Autum Term: Sharpened pencils and Sniffels

So kids are back to school, the leaves are dropping off the trees which makes for hours and hours of back breaking clearing in the garden and drive way, the weather is slowly catching me out and stockings and heals turn to woolen tights and fluffy boots. But some things remaint he same, the faces ont he commuters have solidified for the winter, perminant red glowing noses, miserable growling down turned mouths and big bulky coats which mean that a traditional 3 seater turns into a musical chairs game at each stop closer to London.
 
So far the heating is still intact and the cars are all working and have not frozen over, one of my least favourite jobs - scrapping ice off the car, this is perhaps one of the only times I will use gender to its fullest advantage and do that pathetic little girly thing, "but loook my fingers are blue I can't feel anything, it would be dangerous for me to do it...pweaseeee?". Then get a big lump of icy snow and pop it down his boxers when he's not looking :) It is also time for all may favourite things: Pumpkins lit up, hot mulled wine, fireworks and bonfires (I defy anyone who suggests they are not a secret pyromaniac) warm open fires, huge mugs of soup, top down on the car on sunny days with heater on full blast, big soft jumpers and lots of lovely parties. How can not like this time of year!
 
A colleague I have the pleasure of working with often always asks me "How am I choosing to feel today" ...I have at times been very cheeky and said things like....I am choosing to feel my husbands bollocks, or ...I am choosing to feel numb.....but for this season I will be mostly choosing to feel magical and michevous...because this is my time of year and I love it.

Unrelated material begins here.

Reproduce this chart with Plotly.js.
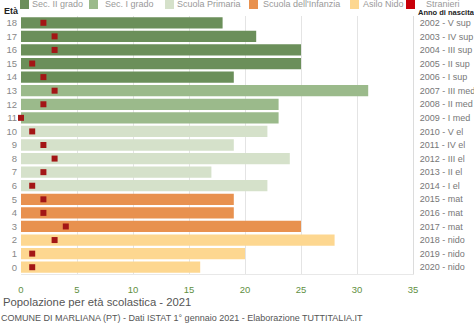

Today I am choosing to have conjunctivitus ....I used to get this a lot when I was little as I have sensitive eyes...today I am choosing to get it because I loved getting up this morning and coming face to face with one of the characters out of Shaun of the Dead. My GP said to me today - don't worry in 5 days you will see a much better looking woman starting back at you, I think he has very high hopes for the power of just some simple antibiotic eye drops....perhaps they really do believe they are god!
 
So I am working from home: and what a funny thing that is, I missed my daily commute with all my grumpy favourties in place I stay at home and the cleaners come round, whilst on a conf call they Hoover maddly and noisily, they proceed to bump and shove all the things in the house to different places so it looks like they have done something and then pop their head around the office door to appologies and slope of early "so not to disturb" ... but they have cleaned my house for which I am ever greatful....so much so I want to hug them .... cleaners are perhaps more like god thatn GP's for me.
 
My husband and I continue to discuss living arrangements, Oast houses, barns, flats, Kent, London, New york managed to slip in yesterday Hong Kong has been in it and France too, we seem to be going in circles, perhaps too much choice is a bad thing, or maybe thats why people have children - because it make the choices some people have so limited it seems simpler in a way. Well I say bring on choice ... because if you are choosing every day then you are a lucky person, I would rather feel I had chioces everyday than feel like I had not.
 
I am choosing to have conjunctivitus .... and resmeble a gooey eyed bloody shot zombie .... and as long as this lasts until tomorow I willl not need to invest in a Trick or Treat constume to scare my neighbours (under the pretence that I am my step daughter).....she has her uses!